Sur le vif, par Sabine Weiss, photographe

Jeune orthodoxe, Sofia, Bulgarie, 1994©Sabine Weiss

Jeune orthodoxe, Sofia, Bulgarie, 1994 © Sabine Weiss

« J’ai voulu témoigner de la profondeur de l’être, la révéler, au grand jour. »

Oui, bien sûr, Sabine Weiss, ce sont les baisers d’amoureux, les enfants, les petits métiers (mariniers, lavandières, balayeurs, ramoneurs…), le peuple, la rue, l’âpre quotidien, la tradition humaniste, dit-on facilement en pensant aussi à Doisneau, que l’expression énervait – il la fit entrer à l’agence Rapho.

Mais c’est aussi, tout en étant cela, beaucoup plus, une œuvre-vie, multiple – entre mode, reportages, publicité, travaux personnels -, inventive, partageuse, curieuse, généreuse, notamment dans la façon d’aller à la rencontre de l’humaine condition partout dans le monde (Japon, Inde, Etats-Unis, Turquie, Italie, Autriche, Bulgarie, Egypte, Taïwan, Grèce, Hongrie, Mexique, Tunisie, Guatemala, Portugal, Birmanie…).

La petite gitane,Saintes-Maries-de-la-Mer©Sabine Weiss

La petite gitane, Saintes-Maries-de-la-Mer © Sabine Weiss

Une œuvre qui par la drôlerie ou cocasserie des situations parfois, et le sens de la fraternité, rappelle celle de Jacques Prévert, facétieux et sérieux sans pédanterie.

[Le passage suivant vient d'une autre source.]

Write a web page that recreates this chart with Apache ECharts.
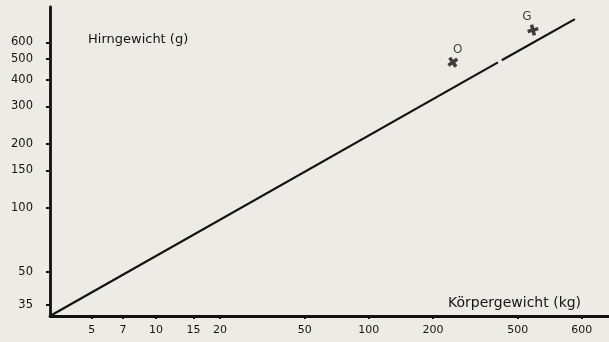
<!DOCTYPE html>
<html>
<head>
<meta charset="utf-8">
<script src="https://cdn.jsdelivr.net/npm/echarts@6/dist/echarts.min.js"></script>
<style>
html,body{margin:0;padding:0;background:#ecebe6;}
#c{width:609px;height:342px;}
</style>
</head>
<body>
<div id="c"></div>
<script>
// Tick values (data units) and printed labels
const xTickValues = [5, 7, 10, 15, 20, 50, 100, 200, 500, 1000];
const xTickLabels = ['5', '7', '10', '15', '20', '50', '100', '200', '500', '600'];
const yTickValues = [35, 50, 100, 150, 200, 300, 400, 500, 600];
const yTickLabels = ['35', '50', '100', '150', '200', '300', '400', '500', '600'];
// Axis extents (data units)
const xRange = [3.18, 1343];
const yRange = [31.1, 879];
// Regression line (drawn with a small gap)
const lineSegment1 = [[3.18, 31.1], [404, 483]];
const lineSegment2 = [[421, 494], [929, 771]];
// Marked animals
const pointNames = ['O', 'G'];
const pointBody = [248, 590];
const pointBrain = [484, 685];

const L = v => Math.log10(v);
const fmt = (vals, labels) => v => {
  for (let i = 0; i < vals.length; i++) if (Math.abs(L(vals[i]) - v) < 1e-6) return labels[i];
  return '';
};

const chart = echarts.init(document.getElementById('c'));
const ink = '#111111';
const txt = '#141414';
const txtFont = 'DejaVu Sans';

chart.setOption({
  backgroundColor: '#ecebe6',
  animation: false,
  grid: { left: 50, right: 0, top: 7, bottom: 26 },
  xAxis: {
    type: 'value',
    min: L(xRange[0]), max: L(xRange[1]),
    axisLine: { lineStyle: { color: ink, width: 2.8 } },
    axisTick: { show: true, customValues: xTickValues.map(L), length: 3, lineStyle: { color: ink, width: 2 } },
    axisLabel: { customValues: xTickValues.map(L), formatter: fmt(xTickValues, xTickLabels), margin: 9,
      color: txt, fontSize: 11, fontFamily: txtFont },
    splitLine: { show: false }
  },
  yAxis: {
    type: 'value',
    min: L(yRange[0]), max: L(yRange[1]),
    axisLine: { show: true, lineStyle: { color: ink, width: 2.8 } },
    axisTick: { show: true, customValues: yTickValues.map(L), length: 4, lineStyle: { color: ink, width: 2 } },
    axisLabel: { customValues: yTickValues.map(L), formatter: fmt(yTickValues, yTickLabels), margin: 17,
      color: txt, fontSize: 11.5, fontFamily: txtFont },
    splitLine: { show: false }
  },
  graphic: [
    { type: 'text', left: 88, top: 33, style: { text: 'Hirngewicht (g)', fill: txt, font: '13px "DejaVu Sans"' } },
    { type: 'text', left: 448, top: 296, style: { text: 'Körpergewicht (kg)', fill: txt, font: '14px "DejaVu Sans"' } }
  ],
  series: [
    { type: 'line', data: lineSegment1.map(p => [L(p[0]), L(p[1])]), showSymbol: false,
      lineStyle: { color: ink, width: 2.2 } },
    { type: 'line', data: lineSegment2.map(p => [L(p[0]), L(p[1])]), showSymbol: false,
      lineStyle: { color: ink, width: 2.2 } },
    { type: 'scatter',
      symbol: 'path://M3.4,0H6.6V3.4H10V6.6H6.6V10H3.4V6.6H0V3.4H3.4Z',
      symbolSize: 11,
      itemStyle: { color: ink },
      data: pointNames.map((n, i) => ({
        value: [L(pointBody[i]), L(pointBrain[i])],
        name: n,
        symbolRotate: i === 0 ? 35 : 15,
        label: { show: true, position: 'top', formatter: n, distance: 0,
          offset: i === 0 ? [5, 1] : [-6, 0],
          color: txt, fontSize: 12, fontFamily: txtFont }
      }))
    }
  ]
});
</script>
</body>
</html>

Les Editions de La Martinière lui consacrent une belle monographie, Emotions, qui contribuera, avec un corpus de deux cents photographies célèbres ou plus rares (1945-années 2000), à la diffusion de son œuvre, et au plaisir de tous ceux qui n’ont pas fait du calcul et du cynisme leur mode  d’accès privilégié à l’existence.

Sabine Weiss, née en Suisse, a aujourd’hui 96 ans, elle est d’hier, d’aujourd’hui, et pour longtemps de demain.

La photographe connaît son métier, le sens d’un cadrage, d’une juste distance, d’un décalage, des nuances du noir et blanc.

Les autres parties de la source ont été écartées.